Is 41,13-20; Sañ 144; Mt 11,11-15

Demasiadas veces nuestra vida es un secarral. Nada crece en ella, nada puede prosperar en ella porque le falta el mimo del agua. Hoy, sin embargo, nuestro tan querido profeta Isaías nos susurra al oído, y a los gritos también, por si no nos enteramos, que todo está cambiando, que el Señor va a ser clemente y misericordioso con nosotros. ¿Nos lo merecemos? Pues, mira, no. Lo nuestro es el yermo, el desánimo, el abandono. No temas, nos canta al oído el Señor, nuestro Dios, porque yo estoy contigo, tu redentor es el Santo de Israel; yo soy tu gloria. Te daré fuerzas. Harás paja de las colinas. ¿En tu indigencia buscas agua y no la encuentras? Yo te responderé; nunca te abandonaré. Serás un campo regado. Te sobrará el agua. Todo crecerá en torno a ti. Para que el mundo entero vea y conozca, reflexione y aprenda que mi mano está contigo, que ella lo ha hecho. Que el Santo ha recreado todas las cosas. Por eso, todas las criaturas te daremos gracias, proclamando la gloria y majestad de tu reinado. Un reinado perpetuo.

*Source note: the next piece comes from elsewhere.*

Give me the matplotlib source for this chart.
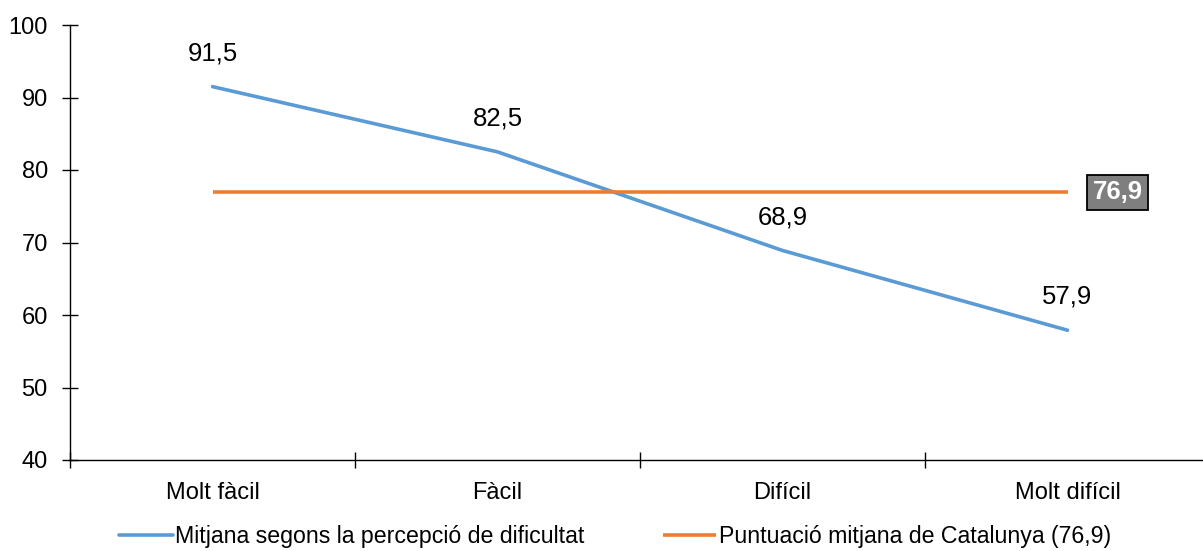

¿Quién, quién nos susurra en el oído estas palabras de consuelo? Estamos tan decaídos, nos parece todo tan duro, nuestro corazón está tan cerrado, que apenas si podemos concebir que nadie nos susurre palabras de consuelo. ¿Quién, pues, quién eres, Señor? En este tiempo de Adviento nos topamos con Juan. Figura austera y atrayente. Nos grita la conversión mediante la limpieza del agua del bautismo. Sí, sí, pero ¿para qué me sirve esa limpieza que ha de durar tan poco, soterrada bajo el polvoriento camino por el que me arrastro? Se hace violencia contra el reino de Dios. Lo vemos cada día. No sabemos cómo actuar para no dejarnos remolcar por ella. Estamos anegados en la viscosa podredumbre que nos llega al cuello. ¿Cómo salir de esta situación tan dramática? ¿Quién nos sacará de ahí? Ninguna acción nuestra nos pondrá en pie, porque ¿quién se levanta tirando fuerte de sus cabellos? Lo entendemos muy bien, Juan el Bautista era Elías, el arrebatado en el carro de fuego, el que tenía que venir, el que todos esperaban como anunciador de los últimos tiempos; al que todos guardaban una silla vacía en las celebraciones solemnes, por si, al fin, volvía. Mas ¿es esto suficiente para nosotros? Es un anticipo, una señal, cierto, pero falta todavía ese quién que nos va a salvar, que va a hacer que salten las fuentes en el yermo de nuestras vidas. Que nos regale con ellas.

¿Quién es este que ya está llegando? Jesús, el Señor. Viene a nosotros desde ese final que nos salva. Un final que resplandecerá en la cruz. Un final que nos hará llevar desde ahora una vida honrada y religiosa, como nos asegura Pablo en la antífona de comunión. Mirando a Jesús allí donde está, en lo alto, esperamos la aparición gloriosa del gran Dios. Y es en ese mismo momento cuando nacen los manantiales de agua en nuestra vida. En esa mirada a lo por venir se nos da nuestro presente. En esa lectura del pasado profeta se nos prefigura el cumplimiento de la promesa que esperamos. ¿Quién eres, pues, Señor, quién eres?

Maravilla poder celebrar la memoria de un indiecito mejicano, Juan Diego, tan importante en la evangelización del nuevo mundo. Y, cómo no, encontramos allá en medio a la virgen María, como para hacernos ver de qué modo la Madre nos lleva al Hijo.